In the summer of 2016 we officially signed an agreement with the Library of Congress to do a “knowledge-sourcing” initiative on their Persian manuscript collection, and we have partnered with the Hill Museum and Manuscript Library (HMML, a non-profit institute dedicated to the global preservation of ancient manuscripts) to display and annotate the digital manuscripts produced in this project through their new vHMML Reading Room. No manuscripts are available yet for public viewing. We do expect, however, to release the first twenty Library of Congress Persian manuscripts through vHMML by the summer of 2017.
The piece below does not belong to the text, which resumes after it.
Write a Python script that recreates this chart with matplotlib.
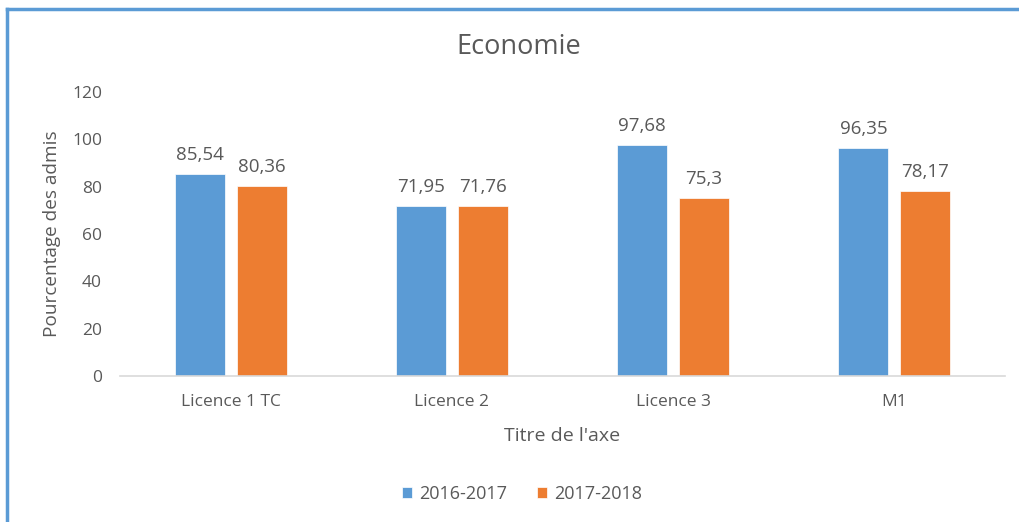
import numpy as np
import matplotlib
matplotlib.use("Agg")
import matplotlib.pyplot as plt
from matplotlib.lines import Line2D

# data
categories = ["Licence 1 TC", "Licence 2", "Licence 3", "M1"]
series_names = ["2016-2017", "2017-2018"]
vals_2016 = [85.54, 71.95, 97.68, 96.35]
vals_2017 = [80.36, 71.76, 75.3, 78.17]
label_2016 = ["85,54", "71,95", "97,68", "96,35"]
label_2017 = ["80,36", "71,76", "75,3", "78,17"]

blue = "#5B9BD5"
orange = "#ED7D31"
grey = "#595959"

plt.rcParams["font.family"] = ["Open Sans", "DejaVu Sans"]

fig = plt.figure(figsize=(10.2, 5.22), dpi=100)
ax = fig.add_axes([120 / 1020, 1 - 376 / 522, 885 / 1020, 284 / 522])

x = np.arange(len(categories))
w = 0.226
off = 0.14
b1 = ax.bar(x - off, vals_2016, w, color=blue, label=series_names[0], edgecolor="white", linewidth=0.5)
b2 = ax.bar(x + off, vals_2017, w, color=orange, label=series_names[1], edgecolor="white", linewidth=0.5)
ax.bar_label(b1, labels=label_2016, padding=7, fontsize=13.5, color=grey)
ax.bar_label(b2, labels=label_2017, padding=7, fontsize=13.5, color=grey)

ax.set_xlim(-0.5, len(categories) - 0.5)
ax.set_ylim(0, 120)
ax.set_yticks(range(0, 121, 20))
ax.set_xticks(x)
ax.set_xticklabels(categories)
ax.tick_params(length=0, colors=grey, labelsize=12.5)
ax.tick_params(axis="y", pad=13)
ax.tick_params(axis="x", pad=13)
for s in ["top", "right", "left"]:
    ax.spines[s].set_visible(False)
ax.spines["bottom"].set_color("#d9d9d9")
ax.spines["bottom"].set_linewidth(1.2)

ax.set_ylabel("Pourcentage des admis", fontsize=13.7, color=grey)
ax.yaxis.set_label_coords((52 - 120) / 885, 0.5)
ax.set_xlabel("Titre de l'axe", fontsize=14, color=grey)
ax.xaxis.set_label_coords(0.5, -(436 - 376) / 284)
ax.xaxis.label.set_va("center")
ax.yaxis.label.set_va("center")
fig.text(519 / 1020, 1 - 47 / 522, "Economie", ha="center", va="center", fontsize=19.5, color=grey)

fig.legend(loc="center", bbox_to_anchor=(522 / 1020, 1 - 494 / 522), ncol=2, frameon=False,
           fontsize=13, labelcolor=grey, handlelength=0.6, handleheight=0.6, columnspacing=1.6,
           handletextpad=0.4)

# blue frame on top and left
fig.add_artist(Line2D([7 / 1020, 7 / 1020], [0, 1 - 9 / 522], color=blue, lw=2.5, transform=fig.transFigure))
fig.add_artist(Line2D([7 / 1020, 1], [1 - 9 / 522, 1 - 9 / 522], color=blue, lw=2.5, transform=fig.transFigure))

fig.savefig("out.png", dpi=100)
Secondly, with the help of the The Islamic Manuscript Association (at Cambridge University) and the Roshan Institute for Persian Studies, and in collaboration with the HMML we have been working on a preservation, cataloging, and (we hope eventually) digitization program with the National Archive of Afghanistan. In April of 2016 we sent a site visit team there, led by the renowned scholar of Persian manuscripts, Dr. Francis Richard, and Noshad Rokni (Malek Museum). They did a complete preliminary curatorial evaluation of their manuscript collection and ran several educational workshops on codicology and preservation for the archive staff. The preliminary report on the first phase of our project with the National Archive of Afghanistan can be found here: http://www.persianmanuscript.org/blog/2016/10/17/pmi-releases-status-report-on-the-nation-archives-of-afghanistan.
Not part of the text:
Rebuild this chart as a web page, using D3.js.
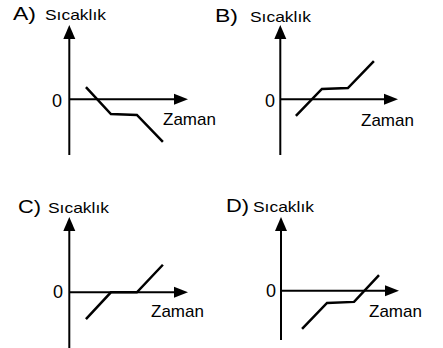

In the fall (2016) we hosted an event called the “Manuscripts in the Digital Age Workshop.” This workshop brought together technical specialists from the Perseus Digital Library, Digital Latin Library, Schoenberg Institute for Manuscript Studies (UPenn), Omeka, and the Maryland Institute for Technology in the Humanities (MITH) to discuss the technical challenges to the creation of an online "manuscript workspace." You can learn more about this workshop here: http://www.persianmanuscript.org/blog/2016/10/18/nov-4th-5th-manuscripts-in-the-21st-century-workshop
Finally, we just commenced a project with the Raja of Mahmudabad Palace Library in Lucknow, India. This project is done in collaboration with our digitization partner, the Hill Museum and Manuscript Library, and its goal is to digitally and physically preserve the collection there, which is one of the most important privately held Perso-Arabic manuscript collections in India. You can learn more about this project here: http://www.persianmanuscript.org/blog/2017/4/21/new-project-announcement-digitizing-the-raja-of-mahmudabad-palace-library-manuscript-collection
What do you hope the program will accomplish?
First and foremost we need a corpus of classical Persian texts that contains scholarly-verified, metadata-enriched, open-access, and machine-actionable texts. I cannot emphasize this enough; it is really a daunting task which will require a great deal of time and resources to develop up to scholarly standards. And, equally important, this corpus needs to include more than just poetry (which is the vast majority of the texts that are currently available as open-access texts). The computational study of Persian literature will not develop without this basic component. We are way behind Arabic Digital Humanities in this respect. We have approximately 10 million words of Persian in open-access texts whereas Arabic has over 1 billion words!
Secondly, we are working on Persian OCR technology because we need to increase the quantity, quality, and representativeness of open-access digital Persian texts. We have spent most of the last 6 months working on the problem of OCR for Arabic-script languages (such as Persian) and, again, preliminary results (done in collaboration with Maxim Romanov and Benjamin Kiessling of Leipzig University and Sarah Bowen Savant of Aga Khan University, London) can be seen here: http://www.academia.edu/28923960/Important_New_Developments_in_Arabograp....
We are currently working on an OCR "pipeline" that will allow users to post-correct the texts they run through our OCR program and submit additional training data so we can continue to improve the accuracy of our OCR. The development of open-access Persian OCR is critical for the advancement of the field: it will allow us to dramatically expand the number and quality of digital texts that we can study.
While improving and enriching the existing open-access digital texts and building an open-access Persian OCR pipeline are critical, we also need to work on the digital preservation of Persian manuscripts and other material culture objects and, secondly, making the objects that have been digitized open-access and compliant with international standards (such as the new IIIF framework) so that they can be widely shared. There is this stubborn notion that if museums, archives, or universities make their digital collections open-access that will devalue them. This is patently false. The studies that have been done on this question have convincingly shown that institutions that make their digital collections openly available on the web actually see increased traffic and interest in their collections. It seems counter-intuitive, but just think, what do people go see when they go to the Louvre in Paris? They go see the Mona Lisa. Why? Because they have seen reproductions of it a million times in their life. It is famous because it is everywhere; not because it is locked away in a museum. We need to learn from this and work to both digitize Persian manuscripts, art, historical documents, etc. and make them freely available on the web. For our part, we are working to digitize Persian manuscripts through our collaboration with the Hill Museum and Manuscript Library—one of the world leaders in cultural preservation and digitization. As mentioned above, we are currently working on Persian manuscript digitization projects in both Afghanistan and India, and we are actively looking for other projects.
Why do you think it is important?
We live in a digital age, for better or for worse. Other humanities fields have made the jump into the digital age by creating digital corpora, digital repositories, etc. The field of Persian Studies needs to do this as well. What we hope we can do in the PersDig@UMD initiative is to help catalyze that transition by working to create components of the requisite digital infrastructure, such as machine-actionable corpora, Perso-Arabic script OCR, repositories of digital manuscripts, etc.